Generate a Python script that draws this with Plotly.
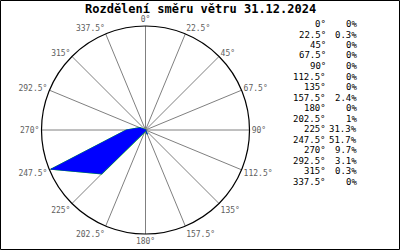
import plotly.graph_objects as go

title_text = "Rozdělení směru větru 31.12.2024"
directions = [0, 22.5, 45, 67.5, 90, 112.5, 135, 157.5, 180, 202.5, 225, 247.5, 270, 292.5, 315, 337.5]
dir_labels = ["0°", "22.5°", "45°", "67.5°", "90°", "112.5°", "135°", "157.5°",
              "180°", "202.5°", "225°", "247.5°", "270°", "292.5°", "315°", "337.5°"]
percent = [0, 0.3, 0, 0, 0, 0, 0, 2.4, 0, 1, 31.3, 51.7, 9.7, 3.1, 0.3, 0]
percent_labels = ["0%", "0.3%", "0%", "0%", "0%", "0%", "0%", "2.4%",
                  "0%", "1%", "31.3%", "51.7%", "9.7%", "3.1%", "0.3%", "0%"]

W, H = 400, 250
cx, cy, R = 145.5, 130, 104

fig = go.Figure()
fig.add_trace(go.Scatterpolar(
    r=percent + [percent[0]],
    theta=directions + [directions[0]],
    mode="lines",
    line=dict(color="#00cc00", width=1.2),
    hoverinfo="skip",
))
fig.add_trace(go.Scatterpolar(
    r=percent + [percent[0]],
    theta=directions + [directions[0]],
    mode="lines",
    fill="toself",
    fillcolor="#0000ff",
    line=dict(color="#0000ff", width=0.6),
    hoverinfo="skip",
))

mono = "DejaVu Sans Mono"
annotations = []
y0, dy = 24, 10.5
for i, (d, p) in enumerate(zip(dir_labels, percent_labels)):
    y = y0 + i * dy
    annotations.append(dict(x=327.5 / W, y=1 - y / H, xref="paper", yref="paper",
                            text=d, showarrow=False, xanchor="right", yanchor="middle",
                            font=dict(family=mono, size=9, color="black")))
    annotations.append(dict(x=359 / W, y=1 - y / H, xref="paper", yref="paper",
                            text=p, showarrow=False, xanchor="right", yanchor="middle",
                            font=dict(family=mono, size=9, color="black")))
annotations.append(dict(x=200 / W, y=1 - 9 / H, xref="paper", yref="paper",
                        text="<b>" + title_text + "</b>", showarrow=False,
                        xanchor="center", yanchor="middle",
                        font=dict(family=mono, size=12, color="black")))

fig.update_layout(
    width=W, height=H,
    margin=dict(l=0, r=0, t=0, b=0),
    paper_bgcolor="white",
    plot_bgcolor="white",
    showlegend=False,
    annotations=annotations,
    shapes=[dict(type="rect", xref="paper", yref="paper",
                 x0=0.5 / W, x1=1 - 0.5 / W, y0=0.5 / H, y1=1 - 0.5 / H,
                 line=dict(color="black", width=1))],
    polar=dict(
        domain=dict(x=[(cx - R) / W, (cx + R) / W], y=[(H - cy - R) / H, (H - cy + R) / H]),
        bgcolor="white",
        angularaxis=dict(
            rotation=90, direction="clockwise",
            tickmode="array", tickvals=directions, ticktext=dir_labels,
            showline=True, linecolor="black", linewidth=1.2,
            showgrid=True, gridcolor="#808080", gridwidth=1,
            ticks="", tickfont=dict(family=mono, size=8, color="#606060"),
        ),
        radialaxis=dict(visible=False, range=[0, 52.5], showgrid=False),
    ),
)

fig.write_html("out.html")
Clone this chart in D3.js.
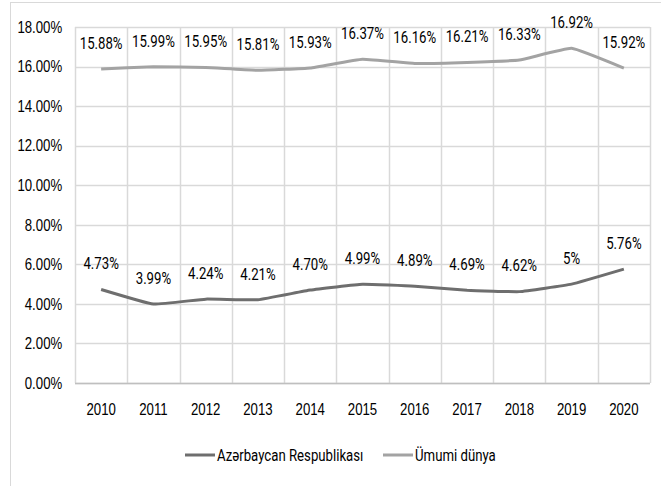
<!DOCTYPE html>
<html>
<head>
<meta charset="utf-8">
<script src="https://cdn.jsdelivr.net/npm/d3@7"></script>
<style>
  body { margin: 0; background: #fff; }
  svg { display: block; font-family: Roboto, "DejaVu Sans Condensed", sans-serif; }
</style>
</head>
<body>
<svg id="chart" width="661" height="486"></svg>
<script>
const years = ["2010", "2011", "2012", "2013", "2014", "2015", "2016", "2017", "2018", "2019", "2020"];
const azValues = [4.73, 3.99, 4.24, 4.21, 4.70, 4.99, 4.89, 4.69, 4.62, 5.00, 5.76];
const azLabels = ["4.73%", "3.99%", "4.24%", "4.21%", "4.70%", "4.99%", "4.89%", "4.69%", "4.62%", "5%", "5.76%"];
const worldValues = [15.88, 15.99, 15.95, 15.81, 15.93, 16.37, 16.16, 16.21, 16.33, 16.92, 15.92];
const worldLabels = ["15.88%", "15.99%", "15.95%", "15.81%", "15.93%", "16.37%", "16.16%", "16.21%", "16.33%", "16.92%", "15.92%"];
const yTicks = [0, 2, 4, 6, 8, 10, 12, 14, 16, 18];
const seriesNames = ["Azərbaycan Respublikası", "Ümumi dünya"];

const svg = d3.select("#chart");
const margin = {top: 27, right: 11, bottom: 103, left: 75};
const width = 661 - margin.left - margin.right;
const height = 486 - margin.top - margin.bottom;
const fontSize = 16.5;
const squeeze = 0.8; // narrow the glyphs like the original condensed font

// outer chart frame
svg.append("rect")
  .attr("x", 10.5).attr("y", 2.5)
  .attr("width", 660).attr("height", 490)
  .attr("fill", "none")
  .attr("stroke", "#d9d9d9");

const g = svg.append("g").attr("transform", `translate(${margin.left},${margin.top})`);

const x = d3.scaleBand().domain(years).range([0, width]);
const y = d3.scaleLinear().domain([0, 18]).range([height, 0]);

// horizontal gridlines
g.append("g")
  .selectAll("line")
  .data(yTicks)
  .join("line")
    .attr("x1", 0).attr("x2", width)
    .attr("y1", d => Math.round(y(d)) + 0.5)
    .attr("y2", d => Math.round(y(d)) + 0.5)
    .attr("stroke", "#d9d9d9")
    .attr("stroke-width", 1.5);

// vertical gridlines between categories
const bounds = years.map(d => x(d)).concat([width]);
g.append("g")
  .selectAll("line")
  .data(bounds)
  .join("line")
    .attr("x1", d => Math.round(d) + 0.5).attr("x2", d => Math.round(d) + 0.5)
    .attr("y1", 0).attr("y2", height)
    .attr("stroke", "#d9d9d9")
    .attr("stroke-width", 1.5);

// baseline
g.append("line")
  .attr("x1", 0).attr("x2", width)
  .attr("y1", height + 0.5).attr("y2", height + 0.5)
  .attr("stroke", "#bfbfbf")
  .attr("stroke-width", 1.5);

// y axis labels
const yAxis = d3.axisLeft(y).tickValues(yTicks).tickSize(0).tickPadding(16)
  .tickFormat(d => d3.format(".2f")(d) + "%");
g.append("g").call(yAxis)
  .call(a => a.select(".domain").remove())
  .selectAll("text")
    .attr("font-size", fontSize)
    .attr("font-family", null)
    .attr("fill", "#000")
    .attr("transform", `scale(${squeeze},1)`);

// x axis labels
const xAxis = d3.axisBottom(x).tickSize(0).tickPadding(20);
g.append("g").attr("transform", `translate(0,${height})`).call(xAxis)
  .call(a => a.select(".domain").remove())
  .selectAll("text")
    .attr("font-size", fontSize)
    .attr("font-family", null)
    .attr("fill", "#000")
    .attr("transform", `scale(${squeeze},1)`);

const line = d3.line()
  .x((d, i) => x(years[i]) + x.bandwidth() / 2)
  .y(d => y(d))
  .curve(d3.curveCardinal.tension(0.7));

const series = [
  {name: seriesNames[0], values: azValues, labels: azLabels, color: "#6e6e6e"},
  {name: seriesNames[1], values: worldValues, labels: worldLabels, color: "#a3a3a3"}
];

series.forEach(s => {
  g.append("path")
    .datum(s.values)
    .attr("fill", "none")
    .attr("stroke", s.color)
    .attr("stroke-width", 3)
    .attr("stroke-linejoin", "round")
    .attr("d", line);

  g.append("g")
    .selectAll("text")
    .data(s.values)
    .join("text")
      .attr("transform", (d, i) => `translate(${x(years[i]) + x.bandwidth() / 2},${y(d) - 26}) scale(${squeeze},1)`)
      .attr("dy", "0.35em")
      .attr("text-anchor", "middle")
      .attr("font-size", fontSize)
      .attr("fill", "#000")
      .text((d, i) => s.labels[i]);
});

// legend
const legendItems = [{x: 185, s: series[0]}, {x: 383, s: series[1]}];
const legend = svg.append("g").attr("transform", "translate(0,455)");
legendItems.forEach(it => {
  legend.append("line")
    .attr("x1", it.x).attr("x2", it.x + 30)
    .attr("y1", 0).attr("y2", 0)
    .attr("stroke", it.s.color)
    .attr("stroke-width", 3);
  legend.append("text")
    .attr("transform", `translate(${it.x + 32},0) scale(${squeeze},1)`)
    .attr("dy", "0.35em")
    .attr("font-size", fontSize)
    .attr("fill", "#000")
    .text(it.s.name);
});
</script>
</body>
</html>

══════

Skip the pictures. Restate exactly the lines from the start of the entries through the line containing "import plotly.graph_objects as go", both ends included.

Generate a Python script that draws this with Plotly.
import plotly.graph_objects as go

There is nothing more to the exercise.